这里使用我其他项目里面，使用 hymenoptera 数据集训练好的 MobileNetV2 模型，加载pytorch模型，并转换为onnx。

import os
from pathlib import Path
import sys
import torch
import torch.nn as nn
import torchvision

from torchvision import transforms, datasets

import matplotlib.pyplot as plt
import numpy as np
from openvino.tools.pot.api import DataLoader, Metric
from openvino.tools.pot.engines.ie_engine import IEEngine
from openvino.tools.pot.graph import load_model, save_model
from openvino.tools.pot.graph.model_utils import compress_model_weights
from openvino.tools.pot.pipeline.initializer import create_pipeline
from openvino.runtime import Core
from torchvision import transforms
from subprocess import run
from SlimPytorch.quantization.mobilenet_v2 import MobileNetV2

# Set the data and model directories
DATA_DIR = '/home/liumin/data/hymenoptera/val'
MODEL_DIR = './weights'



def load_pretrain_model(model_dir):
    model = MobileNetV2('mobilenet_v2', classifier=True)
    num_ftrs = model.fc[1].in_features
    model.fc[1] = nn.Linear(num_ftrs, 2)
    model.load_state_dict(torch.load(model_dir, map_location='cpu'))
    return model

def load_val_data(data_dir):
    data_transform = transforms.Compose([
        transforms.Resize(224),
        transforms.CenterCrop(224),
        transforms.ToTensor(),
        transforms.Normalize([0.485, 0.456, 0.406], [0.229, 0.224, 0.225])
    ])
    image_dataset = datasets.ImageFolder(data_dir, data_transform)
    # dataload = torch.utils.data.DataLoader(image_dataset, batch_size=1, shuffle=False, num_workers=4)
    return image_dataset


model = load_pretrain_model(Path(MODEL_DIR) / 'mobilenet_v2_train.pt')
dataset = load_val_data(DATA_DIR)

model.eval()

dummy_input = torch.randn(1, 3, 224, 224)

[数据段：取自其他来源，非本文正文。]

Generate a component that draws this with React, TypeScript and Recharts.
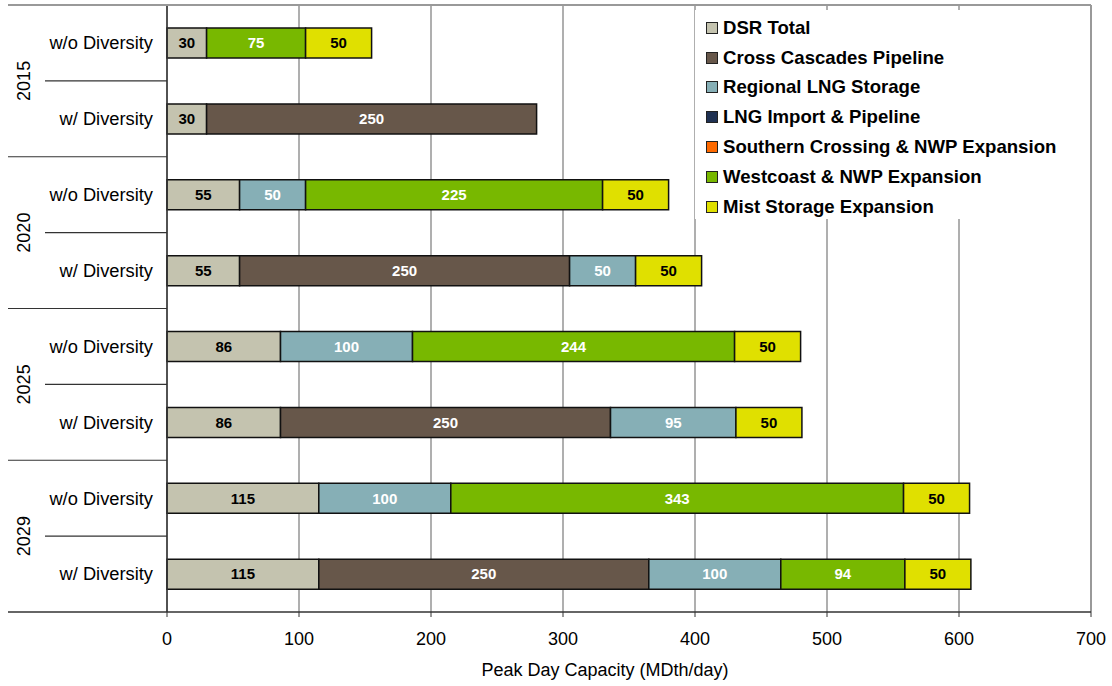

onnx_model_path = Path(MODEL_DIR) / 'mobilenet_v2.onnx'
ir_model_xml = onnx_model_path.with_suffix('.xml')
ir_model_bin = onnx_model_path.with_suffix('.bin')

torch.onnx.export(model, dummy_input, onnx_model_path)

运行模型优化器将ONNX转换为OpenVINO IR:

mo --compress_to_fp16 -m .\weights\mobilenet_v2.onnx  --output_dir .\weights\

2 定义数据加载和精度验证功能

这里注意需要继承来自 openvino.tools.pot.api 的 DataLoader和 Metric 类

# Create a DataLoader.
class QDataLoader(DataLoader):

    def __init__(self, config):
        """
        Initialize config and dataset.
        :param config: created config with DATA_DIR path.
        """
        super().__init__(config)
        self.dataset = dataset

    def __len__(self):
        return len(self.dataset)

    def __getitem__(self, index):
        """
        Return one sample of index, label and picture.
        :param index: index of the taken sample.
        """
        image, label = self.dataset[index]
        return (index, label), image.numpy()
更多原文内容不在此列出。